Limestone, which is plentiful in the Antrim Coast and Glens, was formed over 100 million years ago from the remains of tiny shells and micro-skeletons deposited on the sea bed. These remains eventually formed solid rock. In the 18th and 19th centuries, numerous limestone quarries and kilns prospered locally, producing lime for agricultural and construction purposes. With the increasing use of cement, crushed limestone and artificial fertilisers, the quarries and kilns have not functioned for a long time.
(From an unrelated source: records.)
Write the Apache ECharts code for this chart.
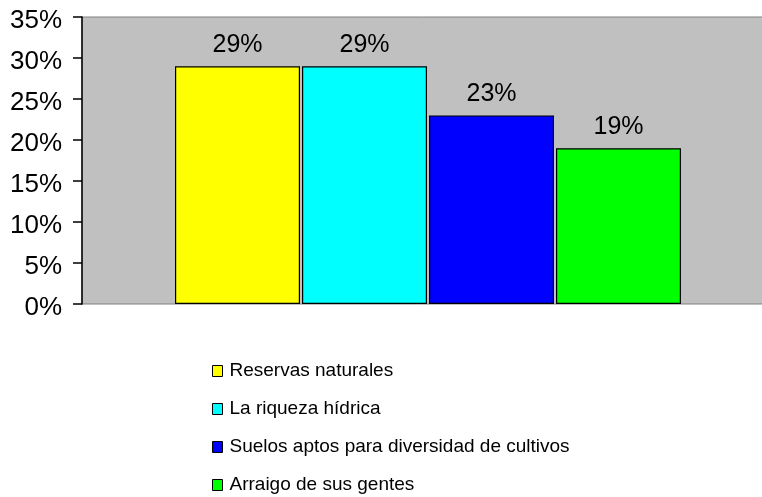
<!DOCTYPE html>
<html><head><meta charset="utf-8">
<script src="https://cdn.jsdelivr.net/npm/echarts@6/dist/echarts.min.js"></script>
<style>html,body{margin:0;padding:0;background:#fff}#c{width:762px;height:497px}</style>
</head><body><div id="c"></div>
<script>
const categories = [''];
const seriesNames = ['Reservas naturales','La riqueza hídrica','Suelos aptos para diversidad de cultivos','Arraigo de sus gentes'];
const seriesValues = [29, 29, 23, 19];
const seriesColors = ['#FFFF00','#00FFFF','#0000FF','#00FF00'];
const yTicks = [0,5,10,15,20,25,30,35];

const FONT = 'Liberation Sans, Arial, sans-serif';
const chart = echarts.init(document.getElementById('c'), null, {renderer:'canvas'});
chart.setOption({
  animation:false,
  grid:{left:82, width:692, top:17, height:287, outerBoundsMode:'none', containLabel:false,
        show:true, backgroundColor:'#C0C0C0', borderColor:'#808080', borderWidth:1},
  legend:{
    orient:'vertical', left:207, top:356, height:160, itemWidth:10, itemHeight:11, itemGap:18,
    icon:'rect',
    itemStyle:{borderColor:'#000', borderWidth:1},
    textStyle:{fontFamily:FONT, fontSize:19, lineHeight:20, color:'#000', padding:[0,0,0,2]},
    data: seriesNames
  },
  xAxis:{type:'category', data:categories, axisLine:{show:false}, axisTick:{show:false}, axisLabel:{show:false}},
  yAxis:{type:'value', min:yTicks[0], max:yTicks[yTicks.length-1], interval:5,
    axisLine:{show:true, lineStyle:{color:'#000', width:1.5}},
    axisTick:{show:true, length:9, lineStyle:{color:'#000', width:1.5}},
    splitLine:{show:false},
    axisLabel:{formatter:'{value}%', fontFamily:FONT, fontSize:26, color:'#000', margin:20, verticalAlign:'top', lineHeight:8}
  },
  series: seriesNames.map((n,i)=>({
    name:n, type:'bar', data:[seriesValues[i]], barWidth:125, barGap:'1.6%',
    itemStyle:{color:seriesColors[i], borderColor:'#000', borderWidth:1.2},
    label:{show:true, position:'top', distance:9, formatter:'{c}%', fontFamily:FONT, fontSize:25, color:'#000'}
  }))
});
</script></body></html>
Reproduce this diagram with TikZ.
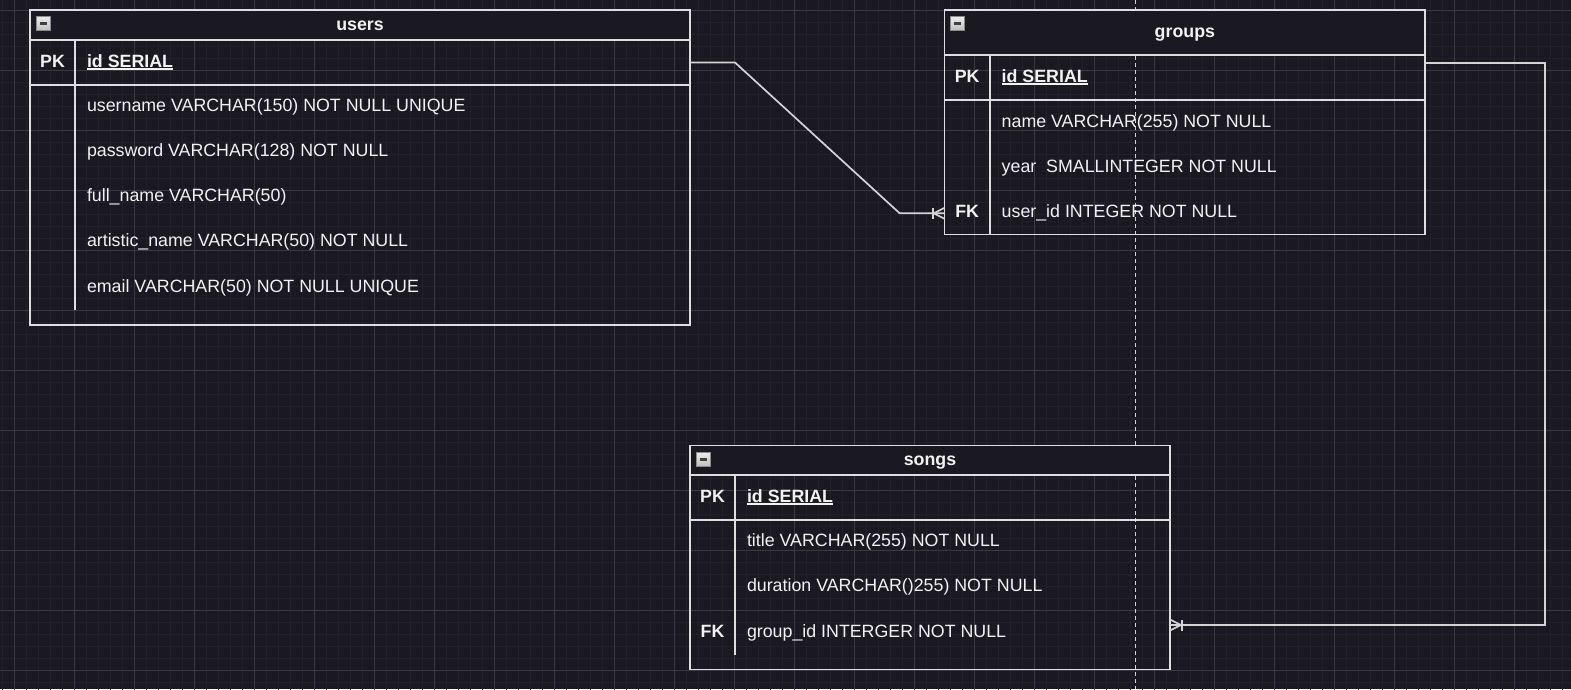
\documentclass[tikz,border=0pt]{standalone}
\usepackage{fontspec}
\setmainfont{Liberation Sans}
\usetikzlibrary{positioning}
\definecolor{canvas}{HTML}{1A1820}
\definecolor{gridminor}{HTML}{222028}
\definecolor{gridmajor}{HTML}{3B3941}
\definecolor{edge}{HTML}{DEDEDE}
\definecolor{ink}{HTML}{F2F2F2}
\definecolor{wire}{HTML}{D4D4D4}
\definecolor{knob}{HTML}{8C8C90}
\newsavebox{\idbox}
\newcommand{\idline}[1]{\sbox{\idbox}{#1}\rlap{\rule[-2.8pt]{\wd\idbox}{1.4pt}}\usebox{\idbox}}
\tikzset{
	every node/.style={inner sep=0pt, outer sep=0pt, text=ink, font=\fontsize{17.8}{21}\selectfont},
	node distance = 28.25pt,
	entity/.style={draw=edge, line width=1.3pt, anchor=north west},
	head/.style={entity, fill=canvas},
	title/.style={text height=11pt, text depth=0.2pt},
	key/.style={text height=13pt, text depth=4pt},
	field/.style={text height=13pt, text depth=4pt, anchor=west},
	rule/.style={draw=edge, line width=1.3pt},
	link/.style={draw=wire, line width=1.7pt},
	guide/.style={draw=wire, line width=1pt, dash pattern=on 4pt off 3pt},
	toggle/.style={draw=knob, top color=gray!15, bottom color=gray!50, minimum size=14pt, line width=.8pt,
		path picture={\draw[line width=2.8pt, draw=black!75] ([xshift=3.5pt]path picture bounding box.west) -- ([xshift=-3.5pt]path picture bounding box.east);}}
}

\begin{document}
\begin{tikzpicture}[x=1pt, y=-1pt]
	% Canvas
	\fill[canvas] (0,0) rectangle (1571,689);
	\useasboundingbox (0,0) rectangle (1571,689);
	\clip (0,0) rectangle (1571,689);
	\begin{scope}[shift={(2,10)}]
		\draw[gridminor, line width=.8pt, step=12pt] (-12,-12) grid (1584,696);
	\end{scope}
	\begin{scope}[shift={(14,10)}]
		\draw[gridmajor, line width=.9pt, step=60pt] (-60,-60) grid (1620,720);
	\end{scope}
	\coordinate (guide-top) at (1135.7,0);
	\coordinate (guide-bot) at (1135.7,689);
	\draw[guide] (guide-top) -- (guide-bot);

	% users
	\node (users) [entity, minimum width=660pt, minimum height=315pt] at (30,10) {};
	\node (users-head) [head, minimum width=660pt, minimum height=30pt] at (users.north west) {};
	\node (users-title) [title] at (users-head) {\textbf{users}};
	\node (users-toggle) [toggle, below right=6.5pt and 6pt of users-head.north west] {};
	\coordinate (users-sep) at ([yshift=-45pt]users-head.south west);
	\draw[rule] (users-sep) -- (users-sep -| users.east);
	\draw[rule] ([xshift=45pt]users-head.south west) -- ([shift={(45pt,15pt)}]users.south west);
	\node (users-pk) [key] at ([shift={(22.5pt,22.5pt)}]users-sep) {\textbf{PK}};
	\node (users-id) [field] at ([shift={(57pt,22.5pt)}]users-sep) {\idline{\textbf{id SERIAL}}};
	\node (users-f1) [field] at ([shift={(57pt,-21.5pt)}]users-sep) {username VARCHAR(150) NOT NULL UNIQUE};
	\node (users-f2) [field, below=of users-f1.south west, anchor=north west] {password VARCHAR(128) NOT NULL};
	\node (users-f3) [field, below=of users-f2.south west, anchor=north west] {full\_name VARCHAR(50)};
	\node (users-f4) [field, below=of users-f3.south west, anchor=north west] {artistic\_name VARCHAR(50) NOT NULL};
	\node (users-f5) [field, below=of users-f4.south west, anchor=north west] {email VARCHAR(50) NOT NULL UNIQUE};

	% groups
	\node (groups) [entity, minimum width=480.3pt, minimum height=224.3pt] at (944.7,10) {};
	\node (groups-head) [head, minimum width=480.3pt, minimum height=45pt] at (groups.north west) {};
	\node (groups-title) [title] at (groups-head) {\textbf{groups}};
	\node (groups-toggle) [toggle, below right=6.5pt and 6pt of groups-head.north west] {};
	\coordinate (groups-sep) at ([yshift=-45pt]groups-head.south west);
	\draw[rule] (groups-sep) -- (groups-sep -| groups.east);
	\draw[rule] ([xshift=45.3pt]groups-head.south west) -- ([xshift=45.3pt]groups.south west);
	\node (groups-pk) [key] at ([shift={(22.5pt,22.5pt)}]groups-sep) {\textbf{PK}};
	\node (groups-id) [field] at ([shift={(57pt,22.5pt)}]groups-sep) {\idline{\textbf{id SERIAL}}};
	\node (groups-f1) [field] at ([shift={(57pt,-22.8pt)}]groups-sep) {name VARCHAR(255) NOT NULL};
	\node (groups-f2) [field, below=of groups-f1.south west, anchor=north west] {year~ SMALLINTEGER NOT NULL};
	\node (groups-f3) [field, below=of groups-f2.south west, anchor=north west] {user\_id INTEGER NOT NULL};
	\node (groups-fk) [key] at (groups-pk |- groups-f3) {\textbf{FK}};

	% songs
	\node (songs) [entity, minimum width=480pt, minimum height=223.6pt] at (690,445.7) {};
	\node (songs-head) [head, minimum width=480pt, minimum height=29.3pt] at (songs.north west) {};
	\node (songs-title) [title] at (songs-head) {\textbf{songs}};
	\node (songs-toggle) [toggle, below right=6.5pt and 6pt of songs-head.north west] {};
	\coordinate (songs-sep) at ([yshift=-45pt]songs-head.south west);
	\draw[rule] (songs-sep) -- (songs-sep -| songs.east);
	\draw[rule] ([xshift=45pt]songs-head.south west) -- ([shift={(45pt,14pt)}]songs.south west);
	\node (songs-pk) [key] at ([shift={(22.5pt,22.5pt)}]songs-sep) {\textbf{PK}};
	\node (songs-id) [field] at ([shift={(57pt,22.5pt)}]songs-sep) {\idline{\textbf{id SERIAL}}};
	\node (songs-f1) [field] at ([shift={(57pt,-22pt)}]songs-sep) {title VARCHAR(255) NOT NULL};
	\node (songs-f2) [field, below=of songs-f1.south west, anchor=north west] {duration VARCHAR()255) NOT NULL};
	\node (songs-f3) [field, below=of songs-f2.south west, anchor=north west] {group\_id INTERGER NOT NULL};
	\node (songs-fk) [key] at (songs-pk |- songs-f3) {\textbf{FK}};

	% users -> groups
	\coordinate (groups-in) at (groups.west |- groups-f3);
	\draw[link] (users.east |- users-id) -- ++(45,0) -- ([xshift=-45pt]groups-in) -- (groups-in);
	\draw[link] ([yshift=5.5pt]groups-in) -- ([xshift=-11pt]groups-in) -- ([yshift=-5.5pt]groups-in);
	\draw[link] ([shift={(-12pt,5.5pt)}]groups-in) -- ([shift={(-12pt,-5.5pt)}]groups-in);

	% groups -> songs
	\coordinate (groups-out) at ([yshift=-53pt]groups.north east);
	\coordinate (songs-in) at ([yshift=44.3pt]songs.south east);
	\draw[link] (groups-out) -- ++(120,0) |- (songs-in);
	\draw[link] ([yshift=5.5pt]songs-in) -- ([xshift=11pt]songs-in) -- ([yshift=-5.5pt]songs-in);
	\draw[link] ([shift={(12pt,5.5pt)}]songs-in) -- ([shift={(12pt,-5.5pt)}]songs-in);
\end{tikzpicture}
\end{document}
How does a lime kiln work?
The first stage in preparing this type of kiln was to light a coal fire at the base of the shaft. Alternating layers of coal and limestone pieces were then tipped into the ‘charge hole’ at the top. Once the fire was lit and the fuel started to burn, there was no need for the bottom fire. It would keep slowly burning day after day with temperatures reaching over 900oC. As the powdery mixture, known as quicklime, dropped through the grate into the ‘draw hole’ it was raked out and bagged. Further layers of coal and limestone were added at the top to allow continuous burning. The arched opening, known as the ‘kiln eye’, allowed air to feed the fire, prevented the hot quicklime from being blown around and protected it from the rain. There was also a poking hole to ensure the lime fell to the bottom. Producing lime this way was time consuming, dangerous and labour intensive. The material was corrosive and many workers suffered chemical burns from handling it or went blind if it entered their eyes. The fumes created by the burning process were often overpowering.
What was the lime used for?
Kilns were used mainly during the spring and summer when they would burn day and night. The quicklime was spread over the land to neutralise the acidity of peaty soil for growing better crops and improving yields. It was also the primary ingredient in lime mortar and white wash for buildings.